Set down the data below without change, skipping the pictures it holds.

◆ DATA:
>>>>>

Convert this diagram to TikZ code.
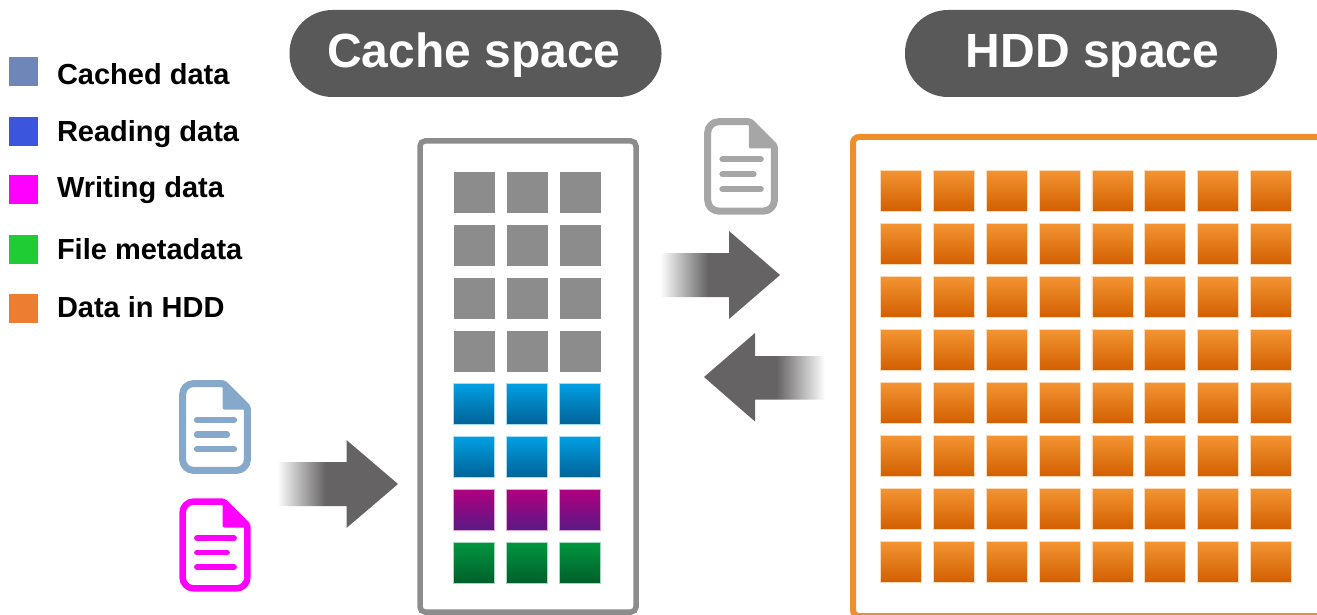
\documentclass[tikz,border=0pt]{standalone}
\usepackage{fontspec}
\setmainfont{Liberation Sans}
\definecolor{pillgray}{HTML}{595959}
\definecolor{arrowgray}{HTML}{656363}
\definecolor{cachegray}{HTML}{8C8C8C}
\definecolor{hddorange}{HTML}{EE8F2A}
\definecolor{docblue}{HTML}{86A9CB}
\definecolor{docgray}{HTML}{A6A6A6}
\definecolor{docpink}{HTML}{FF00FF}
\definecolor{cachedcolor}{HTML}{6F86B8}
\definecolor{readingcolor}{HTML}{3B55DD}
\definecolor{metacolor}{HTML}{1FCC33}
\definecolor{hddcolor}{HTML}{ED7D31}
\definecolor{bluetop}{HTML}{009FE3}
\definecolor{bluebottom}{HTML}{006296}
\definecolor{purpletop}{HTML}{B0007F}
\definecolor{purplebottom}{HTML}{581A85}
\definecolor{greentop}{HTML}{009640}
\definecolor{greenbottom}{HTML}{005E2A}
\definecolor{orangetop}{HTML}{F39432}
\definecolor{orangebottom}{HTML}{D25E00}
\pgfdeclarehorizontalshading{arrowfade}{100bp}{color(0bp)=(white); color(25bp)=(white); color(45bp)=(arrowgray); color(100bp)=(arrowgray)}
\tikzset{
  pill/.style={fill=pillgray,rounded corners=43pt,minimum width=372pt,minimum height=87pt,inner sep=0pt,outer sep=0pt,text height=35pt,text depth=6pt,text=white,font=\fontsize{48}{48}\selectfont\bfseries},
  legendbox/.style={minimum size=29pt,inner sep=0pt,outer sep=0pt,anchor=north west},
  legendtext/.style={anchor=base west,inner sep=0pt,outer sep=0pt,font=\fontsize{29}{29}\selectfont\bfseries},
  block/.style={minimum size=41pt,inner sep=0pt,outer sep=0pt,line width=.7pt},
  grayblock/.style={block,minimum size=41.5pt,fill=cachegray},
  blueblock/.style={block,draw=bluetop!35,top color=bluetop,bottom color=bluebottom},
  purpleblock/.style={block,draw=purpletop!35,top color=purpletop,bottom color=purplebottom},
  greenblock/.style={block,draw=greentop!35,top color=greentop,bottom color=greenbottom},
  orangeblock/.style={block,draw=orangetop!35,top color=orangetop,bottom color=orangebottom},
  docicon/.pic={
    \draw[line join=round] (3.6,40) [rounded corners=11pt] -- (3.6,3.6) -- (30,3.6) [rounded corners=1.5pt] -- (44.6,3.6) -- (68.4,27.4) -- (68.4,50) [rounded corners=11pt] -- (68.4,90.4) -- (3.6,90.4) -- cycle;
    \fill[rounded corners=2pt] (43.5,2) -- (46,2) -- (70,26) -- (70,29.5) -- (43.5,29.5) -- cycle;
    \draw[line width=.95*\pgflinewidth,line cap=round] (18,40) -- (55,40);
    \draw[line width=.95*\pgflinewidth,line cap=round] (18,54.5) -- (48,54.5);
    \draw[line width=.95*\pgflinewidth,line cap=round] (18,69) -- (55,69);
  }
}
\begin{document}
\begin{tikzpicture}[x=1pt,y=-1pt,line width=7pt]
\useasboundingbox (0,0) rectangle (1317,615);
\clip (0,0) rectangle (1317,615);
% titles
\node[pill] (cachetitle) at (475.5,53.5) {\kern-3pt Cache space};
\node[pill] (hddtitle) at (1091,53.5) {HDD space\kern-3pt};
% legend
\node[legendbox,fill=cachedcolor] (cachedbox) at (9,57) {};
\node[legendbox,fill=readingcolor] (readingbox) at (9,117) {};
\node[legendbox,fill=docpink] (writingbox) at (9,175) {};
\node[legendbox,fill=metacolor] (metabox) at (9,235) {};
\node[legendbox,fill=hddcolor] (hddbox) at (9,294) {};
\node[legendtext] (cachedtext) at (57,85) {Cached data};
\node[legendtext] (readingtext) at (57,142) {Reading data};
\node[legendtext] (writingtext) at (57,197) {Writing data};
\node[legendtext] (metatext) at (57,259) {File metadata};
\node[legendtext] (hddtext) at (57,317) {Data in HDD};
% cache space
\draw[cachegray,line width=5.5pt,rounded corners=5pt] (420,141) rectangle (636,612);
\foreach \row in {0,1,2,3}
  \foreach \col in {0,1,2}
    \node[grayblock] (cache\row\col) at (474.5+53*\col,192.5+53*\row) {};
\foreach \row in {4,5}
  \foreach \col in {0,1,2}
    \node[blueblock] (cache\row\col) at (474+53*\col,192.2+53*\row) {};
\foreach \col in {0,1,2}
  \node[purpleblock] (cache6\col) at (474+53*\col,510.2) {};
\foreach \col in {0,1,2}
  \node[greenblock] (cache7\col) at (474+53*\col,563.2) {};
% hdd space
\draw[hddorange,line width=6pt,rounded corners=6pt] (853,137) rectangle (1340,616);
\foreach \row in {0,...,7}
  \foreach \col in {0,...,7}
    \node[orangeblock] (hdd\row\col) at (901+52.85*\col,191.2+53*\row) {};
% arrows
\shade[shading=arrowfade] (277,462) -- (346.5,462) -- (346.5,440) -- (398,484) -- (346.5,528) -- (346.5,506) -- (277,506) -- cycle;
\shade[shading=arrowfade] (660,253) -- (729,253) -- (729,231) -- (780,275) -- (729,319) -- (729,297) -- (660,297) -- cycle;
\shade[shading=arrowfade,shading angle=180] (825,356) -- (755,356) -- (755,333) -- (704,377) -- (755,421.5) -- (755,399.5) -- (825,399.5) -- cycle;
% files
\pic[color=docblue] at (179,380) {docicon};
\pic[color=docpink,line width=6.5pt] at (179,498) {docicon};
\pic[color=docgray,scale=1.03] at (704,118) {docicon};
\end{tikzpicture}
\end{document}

<<<<<

◆ ANSWER TO THIS PROBLEM:
Convert this diagram to TikZ code.
\documentclass[tikz,border=0pt]{standalone}
\usepackage{fontspec}
\setmainfont{Liberation Sans}
\definecolor{pillgray}{HTML}{595959}
\definecolor{arrowgray}{HTML}{656363}
\definecolor{cachegray}{HTML}{8C8C8C}
\definecolor{hddorange}{HTML}{EE8F2A}
\definecolor{docblue}{HTML}{86A9CB}
\definecolor{docgray}{HTML}{A6A6A6}
\definecolor{docpink}{HTML}{FF00FF}
\definecolor{cachedcolor}{HTML}{6F86B8}
\definecolor{readingcolor}{HTML}{3B55DD}
\definecolor{metacolor}{HTML}{1FCC33}
\definecolor{hddcolor}{HTML}{ED7D31}
\definecolor{bluetop}{HTML}{009FE3}
\definecolor{bluebottom}{HTML}{006296}
\definecolor{purpletop}{HTML}{B0007F}
\definecolor{purplebottom}{HTML}{581A85}
\definecolor{greentop}{HTML}{009640}
\definecolor{greenbottom}{HTML}{005E2A}
\definecolor{orangetop}{HTML}{F39432}
\definecolor{orangebottom}{HTML}{D25E00}
\pgfdeclarehorizontalshading{arrowfade}{100bp}{color(0bp)=(white); color(25bp)=(white); color(45bp)=(arrowgray); color(100bp)=(arrowgray)}
\tikzset{
  pill/.style={fill=pillgray,rounded corners=43pt,minimum width=372pt,minimum height=87pt,inner sep=0pt,outer sep=0pt,text height=35pt,text depth=6pt,text=white,font=\fontsize{48}{48}\selectfont\bfseries},
  legendbox/.style={minimum size=29pt,inner sep=0pt,outer sep=0pt,anchor=north west},
  legendtext/.style={anchor=base west,inner sep=0pt,outer sep=0pt,font=\fontsize{29}{29}\selectfont\bfseries},
  block/.style={minimum size=41pt,inner sep=0pt,outer sep=0pt,line width=.7pt},
  grayblock/.style={block,minimum size=41.5pt,fill=cachegray},
  blueblock/.style={block,draw=bluetop!35,top color=bluetop,bottom color=bluebottom},
  purpleblock/.style={block,draw=purpletop!35,top color=purpletop,bottom color=purplebottom},
  greenblock/.style={block,draw=greentop!35,top color=greentop,bottom color=greenbottom},
  orangeblock/.style={block,draw=orangetop!35,top color=orangetop,bottom color=orangebottom},
  docicon/.pic={
    \draw[line join=round] (3.6,40) [rounded corners=11pt] -- (3.6,3.6) -- (30,3.6) [rounded corners=1.5pt] -- (44.6,3.6) -- (68.4,27.4) -- (68.4,50) [rounded corners=11pt] -- (68.4,90.4) -- (3.6,90.4) -- cycle;
    \fill[rounded corners=2pt] (43.5,2) -- (46,2) -- (70,26) -- (70,29.5) -- (43.5,29.5) -- cycle;
    \draw[line width=.95*\pgflinewidth,line cap=round] (18,40) -- (55,40);
    \draw[line width=.95*\pgflinewidth,line cap=round] (18,54.5) -- (48,54.5);
    \draw[line width=.95*\pgflinewidth,line cap=round] (18,69) -- (55,69);
  }
}
\begin{document}
\begin{tikzpicture}[x=1pt,y=-1pt,line width=7pt]
\useasboundingbox (0,0) rectangle (1317,615);
\clip (0,0) rectangle (1317,615);
% titles
\node[pill] (cachetitle) at (475.5,53.5) {\kern-3pt Cache space};
\node[pill] (hddtitle) at (1091,53.5) {HDD space\kern-3pt};
% legend
\node[legendbox,fill=cachedcolor] (cachedbox) at (9,57) {};
\node[legendbox,fill=readingcolor] (readingbox) at (9,117) {};
\node[legendbox,fill=docpink] (writingbox) at (9,175) {};
\node[legendbox,fill=metacolor] (metabox) at (9,235) {};
\node[legendbox,fill=hddcolor] (hddbox) at (9,294) {};
\node[legendtext] (cachedtext) at (57,85) {Cached data};
\node[legendtext] (readingtext) at (57,142) {Reading data};
\node[legendtext] (writingtext) at (57,197) {Writing data};
\node[legendtext] (metatext) at (57,259) {File metadata};
\node[legendtext] (hddtext) at (57,317) {Data in HDD};
% cache space
\draw[cachegray,line width=5.5pt,rounded corners=5pt] (420,141) rectangle (636,612);
\foreach \row in {0,1,2,3}
  \foreach \col in {0,1,2}
    \node[grayblock] (cache\row\col) at (474.5+53*\col,192.5+53*\row) {};
\foreach \row in {4,5}
  \foreach \col in {0,1,2}
    \node[blueblock] (cache\row\col) at (474+53*\col,192.2+53*\row) {};
\foreach \col in {0,1,2}
  \node[purpleblock] (cache6\col) at (474+53*\col,510.2) {};
\foreach \col in {0,1,2}
  \node[greenblock] (cache7\col) at (474+53*\col,563.2) {};
% hdd space
\draw[hddorange,line width=6pt,rounded corners=6pt] (853,137) rectangle (1340,616);
\foreach \row in {0,...,7}
  \foreach \col in {0,...,7}
    \node[orangeblock] (hdd\row\col) at (901+52.85*\col,191.2+53*\row) {};
% arrows
\shade[shading=arrowfade] (277,462) -- (346.5,462) -- (346.5,440) -- (398,484) -- (346.5,528) -- (346.5,506) -- (277,506) -- cycle;
\shade[shading=arrowfade] (660,253) -- (729,253) -- (729,231) -- (780,275) -- (729,319) -- (729,297) -- (660,297) -- cycle;
\shade[shading=arrowfade,shading angle=180] (825,356) -- (755,356) -- (755,333) -- (704,377) -- (755,421.5) -- (755,399.5) -- (825,399.5) -- cycle;
% files
\pic[color=docblue] at (179,380) {docicon};
\pic[color=docpink,line width=6.5pt] at (179,498) {docicon};
\pic[color=docgray,scale=1.03] at (704,118) {docicon};
\end{tikzpicture}
\end{document}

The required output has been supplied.